# Provided information start

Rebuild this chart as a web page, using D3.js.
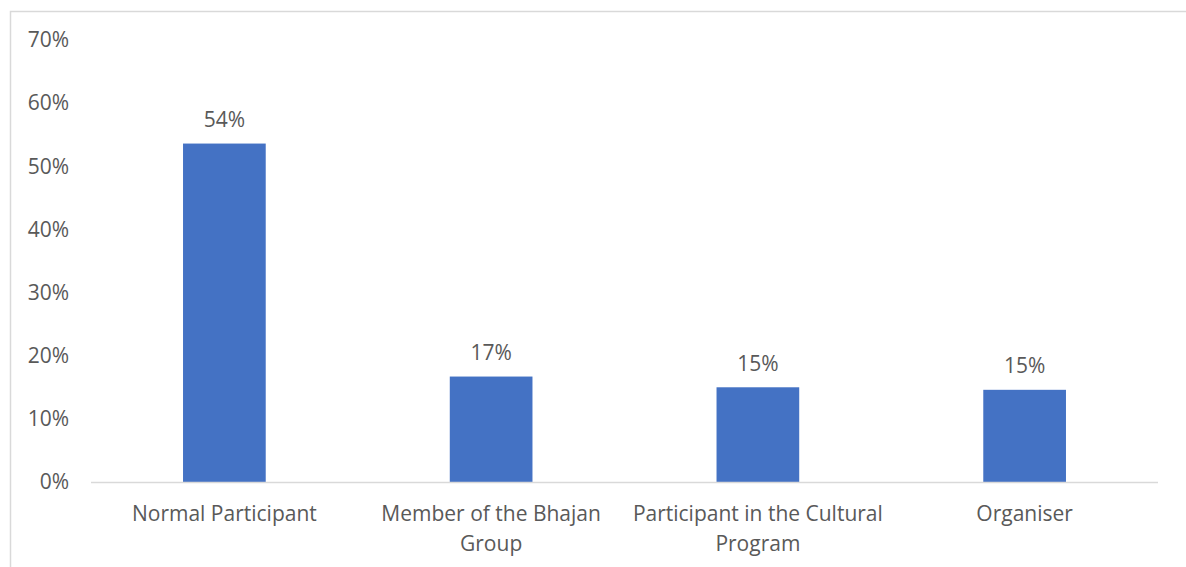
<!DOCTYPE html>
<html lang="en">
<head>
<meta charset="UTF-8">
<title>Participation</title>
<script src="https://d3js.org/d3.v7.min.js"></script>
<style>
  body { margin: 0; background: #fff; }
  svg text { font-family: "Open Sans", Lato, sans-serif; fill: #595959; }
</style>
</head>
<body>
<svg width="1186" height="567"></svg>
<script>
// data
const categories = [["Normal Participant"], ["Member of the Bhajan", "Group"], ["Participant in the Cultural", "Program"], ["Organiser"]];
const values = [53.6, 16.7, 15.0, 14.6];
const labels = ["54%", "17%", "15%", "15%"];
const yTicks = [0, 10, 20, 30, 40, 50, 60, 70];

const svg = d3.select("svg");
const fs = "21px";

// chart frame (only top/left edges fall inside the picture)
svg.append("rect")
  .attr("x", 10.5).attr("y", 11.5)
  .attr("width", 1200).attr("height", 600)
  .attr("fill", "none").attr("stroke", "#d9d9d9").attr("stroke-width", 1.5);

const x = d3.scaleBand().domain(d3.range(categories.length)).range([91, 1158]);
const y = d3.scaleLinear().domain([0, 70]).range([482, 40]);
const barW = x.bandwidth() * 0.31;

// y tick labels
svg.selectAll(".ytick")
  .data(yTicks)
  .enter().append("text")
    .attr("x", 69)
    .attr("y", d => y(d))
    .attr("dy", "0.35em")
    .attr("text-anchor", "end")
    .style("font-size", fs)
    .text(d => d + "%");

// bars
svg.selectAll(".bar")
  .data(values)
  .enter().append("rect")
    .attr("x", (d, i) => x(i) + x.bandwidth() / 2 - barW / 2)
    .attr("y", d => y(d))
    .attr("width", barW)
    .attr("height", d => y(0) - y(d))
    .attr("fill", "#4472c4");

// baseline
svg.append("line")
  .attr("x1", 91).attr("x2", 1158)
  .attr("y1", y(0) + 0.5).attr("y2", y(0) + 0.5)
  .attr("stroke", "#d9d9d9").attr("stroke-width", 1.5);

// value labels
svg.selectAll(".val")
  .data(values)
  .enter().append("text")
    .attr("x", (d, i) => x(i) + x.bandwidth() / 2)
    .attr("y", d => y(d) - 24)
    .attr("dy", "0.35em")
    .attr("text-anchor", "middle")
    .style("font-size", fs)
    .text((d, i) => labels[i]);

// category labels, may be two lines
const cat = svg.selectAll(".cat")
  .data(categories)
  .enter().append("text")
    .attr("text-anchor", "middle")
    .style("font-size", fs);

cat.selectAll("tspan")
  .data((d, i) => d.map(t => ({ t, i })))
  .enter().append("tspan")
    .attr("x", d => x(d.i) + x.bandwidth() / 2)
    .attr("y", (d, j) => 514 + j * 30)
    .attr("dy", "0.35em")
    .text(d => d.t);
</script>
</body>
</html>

# Provided information end
# Provided information start

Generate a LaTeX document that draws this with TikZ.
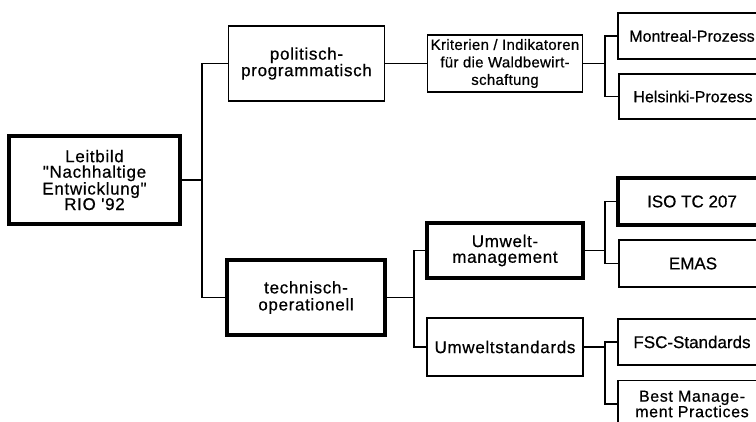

# Provided information end

▶ [Problem requirements]: Exactly as they appear, write out the lines from the one containing "Rebuild this chart" down to the one containing "i) => labels[i]);", both included. Pictures are left out.

▶ [The answer]:
Rebuild this chart as a web page, using D3.js.
<!DOCTYPE html>
<html lang="en">
<head>
<meta charset="UTF-8">
<title>Participation</title>
<script src="https://d3js.org/d3.v7.min.js"></script>
<style>
  body { margin: 0; background: #fff; }
  svg text { font-family: "Open Sans", Lato, sans-serif; fill: #595959; }
</style>
</head>
<body>
<svg width="1186" height="567"></svg>
<script>
// data
const categories = [["Normal Participant"], ["Member of the Bhajan", "Group"], ["Participant in the Cultural", "Program"], ["Organiser"]];
const values = [53.6, 16.7, 15.0, 14.6];
const labels = ["54%", "17%", "15%", "15%"];
const yTicks = [0, 10, 20, 30, 40, 50, 60, 70];

const svg = d3.select("svg");
const fs = "21px";

// chart frame (only top/left edges fall inside the picture)
svg.append("rect")
  .attr("x", 10.5).attr("y", 11.5)
  .attr("width", 1200).attr("height", 600)
  .attr("fill", "none").attr("stroke", "#d9d9d9").attr("stroke-width", 1.5);

const x = d3.scaleBand().domain(d3.range(categories.length)).range([91, 1158]);
const y = d3.scaleLinear().domain([0, 70]).range([482, 40]);
const barW = x.bandwidth() * 0.31;

// y tick labels
svg.selectAll(".ytick")
  .data(yTicks)
  .enter().append("text")
    .attr("x", 69)
    .attr("y", d => y(d))
    .attr("dy", "0.35em")
    .attr("text-anchor", "end")
    .style("font-size", fs)
    .text(d => d + "%");

// bars
svg.selectAll(".bar")
  .data(values)
  .enter().append("rect")
    .attr("x", (d, i) => x(i) + x.bandwidth() / 2 - barW / 2)
    .attr("y", d => y(d))
    .attr("width", barW)
    .attr("height", d => y(0) - y(d))
    .attr("fill", "#4472c4");

// baseline
svg.append("line")
  .attr("x1", 91).attr("x2", 1158)
  .attr("y1", y(0) + 0.5).attr("y2", y(0) + 0.5)
  .attr("stroke", "#d9d9d9").attr("stroke-width", 1.5);

// value labels
svg.selectAll(".val")
  .data(values)
  .enter().append("text")
    .attr("x", (d, i) => x(i) + x.bandwidth() / 2)
    .attr("y", d => y(d) - 24)
    .attr("dy", "0.35em")
    .attr("text-anchor", "middle")
    .style("font-size", fs)
    .text((d, i) => labels[i]);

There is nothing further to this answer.